A Suffolk hospital has become the first in the country to set up a “one stop pre-op shop.”Officials at the West Suffolk Hospital at Bury St Edmunds say that rather than patients being sent from pillar to post for a range of tests before surgery, waiting times will be cut and patient care improved following the formation of a pre-assessment clinic and waiting list office in one place.

A Suffolk hospital has become the first in the country to set up a “one stop pre-op shop.”

Officials at the West Suffolk Hospital at Bury St Edmunds say that rather than patients being sent from pillar to post for a range of tests before surgery, waiting times will be cut and patient care improved following the formation of a pre-assessment clinic and waiting list office in one place.

The pioneering idea was the brainchild of consultant anaesthetist and clinical director Dr Pam Chrispin and aims to provide pre-operation patients with blood, heart beat and a range of other tests at the same place and enable them to book a date for their surgery there and then. It also aims to avoid staff asking the same questions over and over again.

Dr Chrispin said patients had previously felt they were on a “conveyor belt” and she did not know of any other hospital that had a “one-stop shop” pre-assessment clinic and waiting list office.

She said: “Before, the process was hugely inconvenient for the patient. They were walking miles around the hospital and being asked the same things over and over again. One man told me he had been asked whether he had any allergies 18 times.

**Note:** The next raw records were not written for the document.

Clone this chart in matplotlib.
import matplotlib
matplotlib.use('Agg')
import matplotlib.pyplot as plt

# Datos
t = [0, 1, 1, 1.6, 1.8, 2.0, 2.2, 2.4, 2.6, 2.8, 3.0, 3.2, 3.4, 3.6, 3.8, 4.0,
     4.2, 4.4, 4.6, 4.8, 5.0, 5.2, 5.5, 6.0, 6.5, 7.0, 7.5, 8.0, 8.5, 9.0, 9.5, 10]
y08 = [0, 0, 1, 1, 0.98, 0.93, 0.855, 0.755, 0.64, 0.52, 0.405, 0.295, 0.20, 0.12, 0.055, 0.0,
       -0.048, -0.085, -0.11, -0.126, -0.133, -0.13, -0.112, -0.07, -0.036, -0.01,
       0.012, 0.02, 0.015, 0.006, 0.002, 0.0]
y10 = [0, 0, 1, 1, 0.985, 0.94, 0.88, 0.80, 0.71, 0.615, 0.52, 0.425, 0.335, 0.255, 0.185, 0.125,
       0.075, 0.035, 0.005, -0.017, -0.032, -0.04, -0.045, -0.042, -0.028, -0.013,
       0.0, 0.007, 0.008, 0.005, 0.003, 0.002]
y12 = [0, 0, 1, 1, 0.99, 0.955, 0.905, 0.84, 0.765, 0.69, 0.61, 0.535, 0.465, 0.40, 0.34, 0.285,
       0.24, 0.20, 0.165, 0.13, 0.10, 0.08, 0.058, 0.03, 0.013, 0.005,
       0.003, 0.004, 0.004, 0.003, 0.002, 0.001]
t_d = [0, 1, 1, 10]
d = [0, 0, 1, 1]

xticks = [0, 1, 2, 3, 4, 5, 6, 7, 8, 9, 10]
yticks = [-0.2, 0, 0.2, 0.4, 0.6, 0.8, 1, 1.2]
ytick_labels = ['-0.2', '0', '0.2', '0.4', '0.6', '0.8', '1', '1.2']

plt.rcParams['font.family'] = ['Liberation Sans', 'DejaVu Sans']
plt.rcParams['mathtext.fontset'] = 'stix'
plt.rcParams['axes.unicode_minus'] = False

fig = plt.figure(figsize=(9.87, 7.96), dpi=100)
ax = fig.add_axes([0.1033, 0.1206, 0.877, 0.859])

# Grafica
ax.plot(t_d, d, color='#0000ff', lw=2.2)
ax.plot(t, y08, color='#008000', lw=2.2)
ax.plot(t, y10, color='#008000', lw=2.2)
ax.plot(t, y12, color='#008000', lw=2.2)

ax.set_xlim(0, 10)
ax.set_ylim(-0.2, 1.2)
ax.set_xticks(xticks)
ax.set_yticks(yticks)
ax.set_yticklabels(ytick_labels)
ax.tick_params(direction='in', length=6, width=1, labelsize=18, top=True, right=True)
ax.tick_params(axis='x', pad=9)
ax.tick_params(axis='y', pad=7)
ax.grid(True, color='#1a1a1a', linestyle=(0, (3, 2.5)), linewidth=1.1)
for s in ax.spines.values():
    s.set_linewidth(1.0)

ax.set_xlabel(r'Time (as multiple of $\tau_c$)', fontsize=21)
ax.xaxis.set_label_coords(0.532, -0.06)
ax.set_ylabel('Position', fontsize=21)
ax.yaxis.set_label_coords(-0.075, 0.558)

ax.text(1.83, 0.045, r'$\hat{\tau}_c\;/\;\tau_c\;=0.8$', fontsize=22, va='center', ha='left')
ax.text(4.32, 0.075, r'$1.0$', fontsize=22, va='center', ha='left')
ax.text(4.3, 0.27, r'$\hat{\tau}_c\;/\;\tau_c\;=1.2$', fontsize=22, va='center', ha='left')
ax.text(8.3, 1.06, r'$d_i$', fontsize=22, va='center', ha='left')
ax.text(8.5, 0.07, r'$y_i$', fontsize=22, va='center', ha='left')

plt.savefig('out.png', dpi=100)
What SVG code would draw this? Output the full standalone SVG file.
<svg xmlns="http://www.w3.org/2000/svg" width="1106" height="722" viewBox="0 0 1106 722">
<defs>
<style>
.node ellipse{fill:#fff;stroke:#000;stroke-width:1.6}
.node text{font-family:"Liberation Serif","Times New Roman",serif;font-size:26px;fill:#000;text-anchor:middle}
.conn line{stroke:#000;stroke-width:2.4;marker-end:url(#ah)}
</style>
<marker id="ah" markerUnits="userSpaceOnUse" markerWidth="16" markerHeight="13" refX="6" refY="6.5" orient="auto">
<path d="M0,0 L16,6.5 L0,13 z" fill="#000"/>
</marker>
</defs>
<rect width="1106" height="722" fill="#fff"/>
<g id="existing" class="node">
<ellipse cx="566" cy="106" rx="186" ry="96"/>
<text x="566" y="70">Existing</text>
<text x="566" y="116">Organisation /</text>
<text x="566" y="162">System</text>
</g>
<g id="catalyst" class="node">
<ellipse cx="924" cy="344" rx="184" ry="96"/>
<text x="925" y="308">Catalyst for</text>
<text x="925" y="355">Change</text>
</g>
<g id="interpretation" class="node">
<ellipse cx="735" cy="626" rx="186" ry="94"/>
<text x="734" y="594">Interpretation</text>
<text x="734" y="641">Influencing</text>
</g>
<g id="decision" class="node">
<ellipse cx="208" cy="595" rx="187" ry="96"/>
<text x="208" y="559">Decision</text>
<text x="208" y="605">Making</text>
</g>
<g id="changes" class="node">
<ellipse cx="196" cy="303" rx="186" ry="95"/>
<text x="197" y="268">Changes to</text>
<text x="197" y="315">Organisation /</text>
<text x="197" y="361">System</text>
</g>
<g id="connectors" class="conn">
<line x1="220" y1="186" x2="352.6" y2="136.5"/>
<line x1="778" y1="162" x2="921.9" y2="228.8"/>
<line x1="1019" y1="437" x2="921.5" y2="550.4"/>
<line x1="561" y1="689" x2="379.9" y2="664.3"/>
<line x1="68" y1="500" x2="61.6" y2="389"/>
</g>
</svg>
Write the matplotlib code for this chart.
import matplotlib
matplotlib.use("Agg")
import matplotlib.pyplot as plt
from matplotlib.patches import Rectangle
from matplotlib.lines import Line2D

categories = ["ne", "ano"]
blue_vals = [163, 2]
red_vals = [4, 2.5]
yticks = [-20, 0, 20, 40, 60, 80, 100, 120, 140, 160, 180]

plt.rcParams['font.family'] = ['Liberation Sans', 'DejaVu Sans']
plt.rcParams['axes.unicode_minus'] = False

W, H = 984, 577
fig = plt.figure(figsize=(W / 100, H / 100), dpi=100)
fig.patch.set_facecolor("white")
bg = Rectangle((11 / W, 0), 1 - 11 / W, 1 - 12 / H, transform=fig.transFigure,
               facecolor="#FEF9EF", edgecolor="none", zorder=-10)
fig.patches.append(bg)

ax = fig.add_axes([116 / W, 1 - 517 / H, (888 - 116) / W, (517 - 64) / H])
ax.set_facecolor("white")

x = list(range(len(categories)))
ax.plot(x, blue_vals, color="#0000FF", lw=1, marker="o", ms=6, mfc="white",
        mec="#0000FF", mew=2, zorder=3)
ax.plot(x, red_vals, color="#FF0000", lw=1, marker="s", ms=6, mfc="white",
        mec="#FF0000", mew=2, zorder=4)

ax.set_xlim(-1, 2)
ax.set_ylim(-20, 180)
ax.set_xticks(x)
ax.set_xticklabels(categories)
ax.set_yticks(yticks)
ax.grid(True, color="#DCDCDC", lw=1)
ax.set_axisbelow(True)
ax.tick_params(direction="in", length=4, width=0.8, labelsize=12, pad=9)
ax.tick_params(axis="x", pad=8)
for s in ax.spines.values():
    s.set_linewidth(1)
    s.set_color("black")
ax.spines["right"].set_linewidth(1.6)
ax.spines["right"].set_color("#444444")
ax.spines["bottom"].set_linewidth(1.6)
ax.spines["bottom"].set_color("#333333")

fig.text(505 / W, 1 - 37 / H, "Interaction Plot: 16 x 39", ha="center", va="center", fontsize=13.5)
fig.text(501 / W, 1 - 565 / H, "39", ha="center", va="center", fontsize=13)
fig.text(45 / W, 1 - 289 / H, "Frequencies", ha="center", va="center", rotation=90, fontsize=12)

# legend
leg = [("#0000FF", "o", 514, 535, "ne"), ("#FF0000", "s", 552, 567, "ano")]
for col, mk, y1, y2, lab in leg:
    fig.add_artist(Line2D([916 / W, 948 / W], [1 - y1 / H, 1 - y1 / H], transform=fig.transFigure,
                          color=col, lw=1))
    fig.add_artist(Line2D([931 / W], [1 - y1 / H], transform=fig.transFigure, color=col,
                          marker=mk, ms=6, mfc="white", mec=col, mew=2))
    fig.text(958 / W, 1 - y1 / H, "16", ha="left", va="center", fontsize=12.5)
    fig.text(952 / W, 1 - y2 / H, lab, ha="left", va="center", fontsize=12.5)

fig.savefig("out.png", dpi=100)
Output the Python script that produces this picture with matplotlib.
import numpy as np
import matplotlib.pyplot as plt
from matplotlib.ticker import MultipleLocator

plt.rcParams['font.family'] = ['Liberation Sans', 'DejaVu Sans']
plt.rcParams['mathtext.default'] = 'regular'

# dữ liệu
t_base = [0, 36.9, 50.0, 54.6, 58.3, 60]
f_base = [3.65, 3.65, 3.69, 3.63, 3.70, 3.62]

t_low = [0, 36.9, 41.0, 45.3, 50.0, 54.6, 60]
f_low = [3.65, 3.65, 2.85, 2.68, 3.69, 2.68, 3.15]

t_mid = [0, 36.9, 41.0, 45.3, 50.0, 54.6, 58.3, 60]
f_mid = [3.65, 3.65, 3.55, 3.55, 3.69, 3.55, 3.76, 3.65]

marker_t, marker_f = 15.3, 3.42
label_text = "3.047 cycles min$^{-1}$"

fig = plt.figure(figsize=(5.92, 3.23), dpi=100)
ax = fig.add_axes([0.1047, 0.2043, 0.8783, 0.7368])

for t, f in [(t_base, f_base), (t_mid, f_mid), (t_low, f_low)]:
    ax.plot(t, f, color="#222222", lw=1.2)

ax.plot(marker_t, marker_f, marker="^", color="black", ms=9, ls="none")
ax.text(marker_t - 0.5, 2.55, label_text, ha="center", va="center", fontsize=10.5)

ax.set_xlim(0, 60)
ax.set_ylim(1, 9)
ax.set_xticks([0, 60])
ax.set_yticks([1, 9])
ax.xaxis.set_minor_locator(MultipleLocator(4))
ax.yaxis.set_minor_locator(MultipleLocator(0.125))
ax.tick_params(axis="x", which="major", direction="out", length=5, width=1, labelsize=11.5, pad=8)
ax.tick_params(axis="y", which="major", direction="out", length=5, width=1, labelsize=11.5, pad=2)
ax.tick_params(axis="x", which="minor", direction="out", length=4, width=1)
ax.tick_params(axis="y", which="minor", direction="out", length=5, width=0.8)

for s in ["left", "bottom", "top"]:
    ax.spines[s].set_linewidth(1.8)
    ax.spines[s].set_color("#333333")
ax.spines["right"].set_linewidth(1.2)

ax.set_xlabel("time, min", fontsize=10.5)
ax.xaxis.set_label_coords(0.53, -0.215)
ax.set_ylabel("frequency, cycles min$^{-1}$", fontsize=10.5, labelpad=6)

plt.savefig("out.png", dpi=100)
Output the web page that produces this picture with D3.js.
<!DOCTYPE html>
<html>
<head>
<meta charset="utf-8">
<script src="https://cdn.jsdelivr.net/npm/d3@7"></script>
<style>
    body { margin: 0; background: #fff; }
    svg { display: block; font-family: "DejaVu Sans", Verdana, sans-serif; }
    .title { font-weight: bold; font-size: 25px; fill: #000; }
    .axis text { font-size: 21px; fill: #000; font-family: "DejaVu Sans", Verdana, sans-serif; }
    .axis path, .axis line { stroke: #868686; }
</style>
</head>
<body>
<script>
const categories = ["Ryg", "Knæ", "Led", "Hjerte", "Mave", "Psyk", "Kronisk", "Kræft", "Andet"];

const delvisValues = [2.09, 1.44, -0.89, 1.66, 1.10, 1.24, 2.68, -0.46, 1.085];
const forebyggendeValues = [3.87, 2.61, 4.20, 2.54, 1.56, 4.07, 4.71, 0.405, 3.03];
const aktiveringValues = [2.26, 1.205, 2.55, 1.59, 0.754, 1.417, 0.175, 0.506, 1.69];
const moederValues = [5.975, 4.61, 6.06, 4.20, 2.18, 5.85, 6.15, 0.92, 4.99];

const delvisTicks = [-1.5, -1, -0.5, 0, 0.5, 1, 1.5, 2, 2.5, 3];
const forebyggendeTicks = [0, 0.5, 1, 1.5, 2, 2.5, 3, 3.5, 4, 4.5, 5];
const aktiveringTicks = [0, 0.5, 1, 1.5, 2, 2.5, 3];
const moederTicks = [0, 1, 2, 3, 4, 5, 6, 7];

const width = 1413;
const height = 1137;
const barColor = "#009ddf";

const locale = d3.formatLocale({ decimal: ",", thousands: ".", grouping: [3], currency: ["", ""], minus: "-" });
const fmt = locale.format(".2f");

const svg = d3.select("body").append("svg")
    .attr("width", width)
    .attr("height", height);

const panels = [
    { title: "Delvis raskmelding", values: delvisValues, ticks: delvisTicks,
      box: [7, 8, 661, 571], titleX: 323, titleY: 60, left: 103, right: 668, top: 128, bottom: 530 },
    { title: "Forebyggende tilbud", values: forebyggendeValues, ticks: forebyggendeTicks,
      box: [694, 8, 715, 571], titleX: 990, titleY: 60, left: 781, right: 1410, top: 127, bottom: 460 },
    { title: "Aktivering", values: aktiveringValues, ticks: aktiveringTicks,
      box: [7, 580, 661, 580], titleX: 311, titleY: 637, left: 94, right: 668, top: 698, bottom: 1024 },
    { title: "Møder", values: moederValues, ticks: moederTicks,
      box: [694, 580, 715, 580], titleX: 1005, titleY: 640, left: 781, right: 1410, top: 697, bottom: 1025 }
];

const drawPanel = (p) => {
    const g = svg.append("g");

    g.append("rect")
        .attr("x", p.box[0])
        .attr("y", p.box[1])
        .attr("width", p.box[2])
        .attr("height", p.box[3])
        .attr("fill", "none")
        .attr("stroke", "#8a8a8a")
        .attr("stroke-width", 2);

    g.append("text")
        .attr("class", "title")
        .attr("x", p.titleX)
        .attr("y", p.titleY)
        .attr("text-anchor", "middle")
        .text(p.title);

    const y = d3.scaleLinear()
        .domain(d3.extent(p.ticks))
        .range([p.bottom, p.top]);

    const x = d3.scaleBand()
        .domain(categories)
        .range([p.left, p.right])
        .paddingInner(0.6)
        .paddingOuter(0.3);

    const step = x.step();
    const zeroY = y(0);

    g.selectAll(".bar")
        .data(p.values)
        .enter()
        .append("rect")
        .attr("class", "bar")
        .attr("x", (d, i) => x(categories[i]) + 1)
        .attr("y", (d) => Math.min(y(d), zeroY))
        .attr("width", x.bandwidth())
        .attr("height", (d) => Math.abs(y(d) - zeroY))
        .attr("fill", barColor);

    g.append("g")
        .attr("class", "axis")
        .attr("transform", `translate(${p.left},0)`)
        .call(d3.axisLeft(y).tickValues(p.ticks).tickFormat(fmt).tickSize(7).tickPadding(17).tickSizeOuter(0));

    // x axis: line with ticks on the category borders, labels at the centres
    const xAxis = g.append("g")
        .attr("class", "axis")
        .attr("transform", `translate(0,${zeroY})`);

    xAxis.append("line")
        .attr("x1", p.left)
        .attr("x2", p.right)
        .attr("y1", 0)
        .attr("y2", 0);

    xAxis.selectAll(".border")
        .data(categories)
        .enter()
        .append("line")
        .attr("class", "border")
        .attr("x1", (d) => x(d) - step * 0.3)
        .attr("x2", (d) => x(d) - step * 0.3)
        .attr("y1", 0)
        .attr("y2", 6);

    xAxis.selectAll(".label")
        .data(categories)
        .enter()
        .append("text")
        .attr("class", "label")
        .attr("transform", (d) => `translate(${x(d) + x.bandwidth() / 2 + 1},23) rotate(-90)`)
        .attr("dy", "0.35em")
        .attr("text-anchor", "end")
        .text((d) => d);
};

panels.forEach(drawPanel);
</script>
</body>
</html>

“We wanted to create a one-stop shop to provide everything the patient needed, and the hospital needed, in one go. It also provides the patient with time for reflection and an extra opportunity to talk to staff who know what is going to happen during the operation.”

The pre-admission process also checks whether a patient is fit for surgery and, if appropriate, will also point them in the direction of smoking cessation services, dieticians, physiotherapists and occupational therapists, and refer them back to their GP, so that the success of the operation is not compromised by their health.